But godliness with contentment is great gain. For we brought nothing into the world, and we can take nothing out of it. But if we have food and clothing, we will be content with that. Those who want to get rich fall into temptation and a trap and into many foolish and harmful desires that plunge people into ruin and destruction. For the love of money is a root of all kinds of evil. Some people, eager for money, have wandered from the faith and pierced themselves with many griefs. — 1 Timothy 6:6-10, NIV
It’s too easy to focus on how rich people oppress poor people, but that’s not what the passage is about, either. (Plenty of scriptures do indeed concern oppression and how God is against oppressors, but not this one.)
In fact, being rich is not a problem in Scripture. It’s wanting to get rich, being eager to get money, loving money and riches, that causes evil. And one aspect of that evil is that love of money makes it impossible to be content.
Rich people in love with money can’t be content with what they have. They always want just a little more. People who don’t have money can be content, but not if they love money and itch to get rich.
Love of money destroys contentment not only with material things, but relationships. People who love money tend to love money more than they love friends and family. Friends and family eventually resent it.

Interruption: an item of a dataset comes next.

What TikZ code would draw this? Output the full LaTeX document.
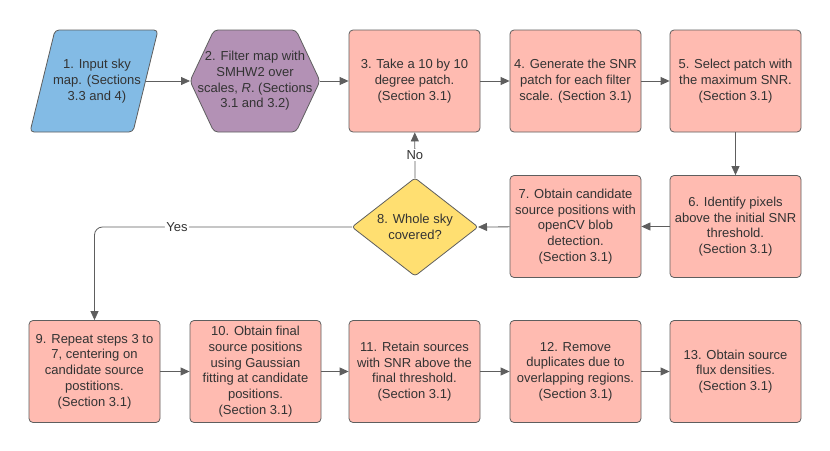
\documentclass[tikz,border=0pt]{standalone}
\usepackage{fontspec}
\setmainfont{Liberation Sans}
\usetikzlibrary{arrows.meta}
\definecolor{pinkfill}{HTML}{FFBBB1}
\definecolor{bluefill}{HTML}{83BBE5}
\definecolor{purplefill}{HTML}{B391B5}
\definecolor{yellowfill}{HTML}{FFDF71}
\definecolor{edgegray}{HTML}{5E5E5E}
\definecolor{txt}{HTML}{333333}
\begin{document}
\begin{tikzpicture}[x=1pt,y=-1pt,
  font=\fontsize{13}{15.7}\selectfont,
  every node/.style={text=txt},
  stepbox/.style={draw=edgegray, fill=pinkfill, rounded corners=4pt, minimum width=131pt, minimum height=102pt, align=center, inner sep=0pt, line width=0.8pt},
  shapeline/.style={draw=edgegray, line width=0.8pt, rounded corners=4pt},
  plain/.style={align=center, inner sep=0pt},
  arr/.style={draw=edgegray, line width=0.8pt, -{Triangle[length=9pt,width=8pt]}},
  lbl/.style={fill=white, inner sep=1.5pt}]
\useasboundingbox (0,0) rectangle (830,450);

% 1. parallelogram
\draw[shapeline, fill=bluefill] (55,30) -- (158,30) -- (133,132) -- (30,132) -- cycle;
\node[plain] (n1) at (97,81) {1. Input sky\\map. (Sections\\3.3 and 4)};
\coordinate (p1e) at (145.5,81);

% 2. hexagon
\draw[shapeline, fill=purplefill] (190,81) -- (214,30) -- (296,30) -- (320,81) -- (296,132) -- (214,132) -- cycle;
\node[plain] (n2) at (255,81) {2. Filter map with\\SMHW2 over\\scales, \textit{R}. (Sections\\3.1 and 3.2)};
\coordinate (h2w) at (190,81);
\coordinate (h2e) at (320,81);

% top row boxes
\node[stepbox] (n3) at (414.5,81) {3. Take a 10 by 10\\degree patch.\\(Section 3.1)};
\node[stepbox] (n4) at (575.5,81) {4. Generate the SNR\\patch for each filter\\scale. (Section 3.1)};
\node[stepbox] (n5) at (735.5,81) {5. Select patch with\\the maximum SNR.\\(Section 3.1)};

% middle row
\node[stepbox] (n6) at (735.5,226.5) {6. Identify pixels\\above the initial SNR\\threshold.\\(Section 3.1)};
\node[stepbox] (n7) at (575.5,226.5) {7. Obtain candidate\\source positions with\\openCV blob\\detection.\\(Section 3.1)};

% 8. diamond
\draw[shapeline, rounded corners=3pt, fill=yellowfill] (352,227) -- (415,178) -- (478,227) -- (415,276) -- cycle;
\node[plain] (n8) at (415,227) {8. Whole sky\\covered?};
\coordinate (d8w) at (352,227);
\coordinate (d8n) at (415,178);
\coordinate (d8e) at (478,227);

% bottom row
\node[stepbox] (n9) at (94.5,371.5) {9. Repeat steps 3 to\\7, centering on\\candidate source\\postitions.\\(Section 3.1)};
\node[stepbox] (n10) at (255.5,371.5) {10. Obtain final\\source positions\\using Gaussian\\fitting at candidate\\positions.\\(Section 3.1)};
\node[stepbox] (n11) at (414.5,371.5) {11. Retain sources\\with SNR above the\\final threshold.\\(Section 3.1)};
\node[stepbox] (n12) at (575.5,371.5) {12. Remove\\duplicates due to\\overlapping regions.\\(Section 3.1)};
\node[stepbox] (n13) at (735.5,371.5) {13. Obtain source\\flux densities.\\(Section 3.1)};

% connectors
\draw[arr] (p1e) -- (h2w);
\draw[arr] (h2e) -- (n3);
\draw[arr] (n3) -- (n4);
\draw[arr] (n4) -- (n5);
\draw[arr] (n5) -- (n6);
\draw[arr] (n6) -- (n7);
\draw[arr] (n7) -- (d8e);
\draw[arr] (d8n) -- node[lbl, pos=0.5] (lno) {No} (n3);
\draw[arr, rounded corners=8pt] (d8w) -- node[lbl, pos=0.68] (lyes) {Yes} (n9 |- d8w) -- (n9);
\draw[arr] (n9) -- (n10);
\draw[arr] (n10) -- (n11);
\draw[arr] (n11) -- (n12);
\draw[arr] (n12) -- (n13);
\end{tikzpicture}
\end{document}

People who love money tend to love money more than they love God. God doesn’t stew in resentment, but he does say that abandoning faith in God and putting it in money has painful consequences.
Here’s another less well known scripture that views the issue from a slightly different angle:
Keep your lives free from the love of money and be content with what you have because God has said, “Never will I leave you; never will I forsake you.” Hebrews 13:5, NIV
God will not leave or forsake his people. His people may very well leave or forsake God. Faith means trusting God not only with all our heart, mind, and body, but with our things, our money, too.
That is the entire significance with the commandment to tithe. God gives us material blessings, but the gifts must never be more important to us than the giver. By returning 10% of what we receive back to God, we acknowledge that he is our source. We may have worked hard for our income, but it came from God, not just from our own efforts.
Actually, it’s not enough for Christians to live on 90% of our income. We should live on no more than 80% and save another 10%. That will provide resources when (not if) times become hard. The trouble is that so many people can’t even live on 100% of their income.
Hard times make people make hard choices. I am certainly not condemning credit cards. But what does it mean for someone who is gainfully employed, making good money, to rack up huge credit card bills. Isn’t it a sign of trying to be richer than he really is? Isn’t it a sign of serving his own appetite more than he serves God?
Other people with the same income may not care about acquiring newer, bigger, fancier stuff. Enough is good enough. They are content. A lover of money might be a Christian, and a content person might not be. If that’s the case, that Christian has a valuable lesson to learn from his non-Christian neighbor, as well as valuable to give.
Contentment is better than striving–especially for mental health. Contentment with godliness is great gain. Oh, and did you notice that I reversed the scriptural word order? According to 1 Timothy, it appears that godliness without contentment isn’t gain at all.